As for the police, like anywhere else, you have good ones and bad ones. It sounds like your son might have run into the bulllying kind.
Based on what you have told me, he will likely be offered deferred prosecution. What this means is that it is a type of postponed prosecution. If he stays out of trouble and completes all his required conditions, which would likely include drug testing, at the end of the deferred prosecution period, normally a year, the prosecutor would move to dismiss the charges. This is a one time thing so make sure he realizes what an opportunity he has to keep his record clean. Once it is dismissed, his juvenile record is sealed and no one would be able to find out about the charge.
Like I said earlier, contact the prosecutor assigned to the case and talk it over with them in advance of the court date if they can meet with you. If they are too busy, make sure you are there bright and early the day of court at least an hour before the time he is scheduled, dressed well, and you will have an opportunity to discuss it with the prosecutor then. I did hundreds of juvenile cases when I worked for the Public Defender and with this fact pattern, 99% of the time they got diversion/deferred prosecution.
Good luck and I feel very confident this will work out for him and hope he has learned from it.
Thanks for the question.
You are right, I have never been there. I do agree that there are some law enforcement officials that are not as friendly as others, but I do know quite a few that are good guys and gals just doing their job.

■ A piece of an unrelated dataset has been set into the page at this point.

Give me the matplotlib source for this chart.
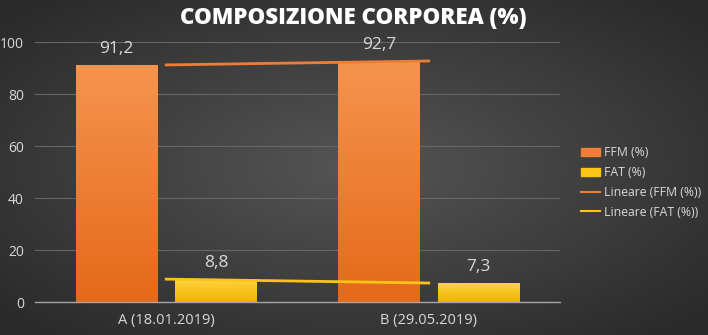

As part of their investigation, it is not usual procedure for police to interview and take statements from people who get citations and/or minor violations. I know this is initially charged as a felony, but the police and and the prosecutors consider this a pretty minor charge. There is a legal theory called constructive possession and it is not unusual for all the parties in a car to be initially charged with possessing anything in the car. If someone steps up and says it was his, then they usually dismiss the charges against the remaining defendants.
He would always have the option of pleading not guilty and going through the trial process. The prosecutor would have to prove beyond a reasonable doubt that he possessed the mj or para. A problem with this is that it would likely take the deferred prosecution option off the table since prosecutors hate to take anything to trial. They would up the penalty offer to the max when asking a jury to convict and he might also face the possibility of one of the other guys testifying against him as part of their deal.
All in all, the deferred prosecution is the way to go.
Good luck and I hope everything works out for both of you.